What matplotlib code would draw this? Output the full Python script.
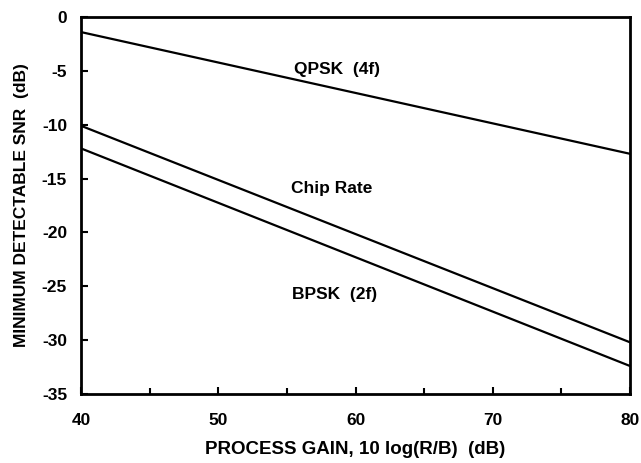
import matplotlib
matplotlib.use('Agg')
import matplotlib.pyplot as plt
from matplotlib.ticker import MultipleLocator

# process gain (dB)
gain = [40, 80]
qpsk = [-1.4, -12.7]
chip_rate = [-10.1, -30.2]
bpsk = [-12.2, -32.4]

labels = ['QPSK  (4f)', 'Chip Rate', 'BPSK  (2f)']
label_pos = [(58.65, -4.85), (58.3, -15.9), (58.5, -25.8)]

xticks = [40, 50, 60, 70, 80]
yticks = [0, -5, -10, -15, -20, -25, -30, -35]

plt.rcParams['font.family'] = ['Liberation Sans', 'DejaVu Sans']
plt.rcParams['axes.unicode_minus'] = False

fig = plt.figure(figsize=(6.41, 4.63), dpi=100)
ax = fig.add_axes([81 / 641, 1 - 394 / 463, 549 / 641, 377 / 463])

for ys in (qpsk, chip_rate, bpsk):
    ax.plot(gain, ys, color='black', lw=1.6)

for txt, (x, y) in zip(labels, label_pos):
    ax.text(x, y, txt, ha='center', va='center', fontsize=12.5,
            fontweight='bold')

ax.set_xlim(40, 80)
ax.set_ylim(-35, 0)
ax.set_xticks(xticks)
ax.set_yticks(yticks)
ax.set_xticklabels([str(v) for v in xticks], fontweight='bold')
ax.set_yticklabels([str(v) for v in yticks], fontweight='bold')
ax.xaxis.set_minor_locator(MultipleLocator(5))
ax.tick_params(which='both', direction='in', width=1.5, top=False,
               right=False, labelsize=12.5)
ax.tick_params(which='major', length=5)
ax.tick_params(which='minor', length=4)
ax.tick_params(axis='x', pad=14)
ax.tick_params(axis='y', pad=10)
for sp in ax.spines.values():
    sp.set_linewidth(2)

ax.set_xlabel('PROCESS GAIN, 10 log(R/B)  (dB)', fontsize=13.5,
              fontweight='bold', va='center')
ax.xaxis.set_label_coords(0.5, -0.1485)
ax.set_ylabel('MINIMUM DETECTABLE SNR  (dB)', fontsize=12.5,
              fontweight='bold', va='center')
ax.yaxis.set_label_coords(-0.108, 0.5)

fig.savefig('out.png', dpi=100)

- - - - -

» **GIVEN INSTRUCTION**
Omit every picture, then reproduce the rest of the listing exactly.

» **SOLUTION TO THIS TASK**
What matplotlib code would draw this? Output the full Python script.
import matplotlib
matplotlib.use('Agg')
import matplotlib.pyplot as plt
from matplotlib.ticker import MultipleLocator

# process gain (dB)
gain = [40, 80]
qpsk = [-1.4, -12.7]
chip_rate = [-10.1, -30.2]
bpsk = [-12.2, -32.4]

labels = ['QPSK  (4f)', 'Chip Rate', 'BPSK  (2f)']
label_pos = [(58.65, -4.85), (58.3, -15.9), (58.5, -25.8)]

xticks = [40, 50, 60, 70, 80]
yticks = [0, -5, -10, -15, -20, -25, -30, -35]

plt.rcParams['font.family'] = ['Liberation Sans', 'DejaVu Sans']
plt.rcParams['axes.unicode_minus'] = False

fig = plt.figure(figsize=(6.41, 4.63), dpi=100)
ax = fig.add_axes([81 / 641, 1 - 394 / 463, 549 / 641, 377 / 463])

for ys in (qpsk, chip_rate, bpsk):
    ax.plot(gain, ys, color='black', lw=1.6)

for txt, (x, y) in zip(labels, label_pos):
    ax.text(x, y, txt, ha='center', va='center', fontsize=12.5,
            fontweight='bold')

ax.set_xlim(40, 80)
ax.set_ylim(-35, 0)
ax.set_xticks(xticks)
ax.set_yticks(yticks)
ax.set_xticklabels([str(v) for v in xticks], fontweight='bold')
ax.set_yticklabels([str(v) for v in yticks], fontweight='bold')
ax.xaxis.set_minor_locator(MultipleLocator(5))
ax.tick_params(which='both', direction='in', width=1.5, top=False,
               right=False, labelsize=12.5)
ax.tick_params(which='major', length=5)
ax.tick_params(which='minor', length=4)
ax.tick_params(axis='x', pad=14)
ax.tick_params(axis='y', pad=10)
for sp in ax.spines.values():
    sp.set_linewidth(2)

ax.set_xlabel('PROCESS GAIN, 10 log(R/B)  (dB)', fontsize=13.5,
              fontweight='bold', va='center')
ax.xaxis.set_label_coords(0.5, -0.1485)
ax.set_ylabel('MINIMUM DETECTABLE SNR  (dB)', fontsize=12.5,
              fontweight='bold', va='center')
ax.yaxis.set_label_coords(-0.108, 0.5)

fig.savefig('out.png', dpi=100)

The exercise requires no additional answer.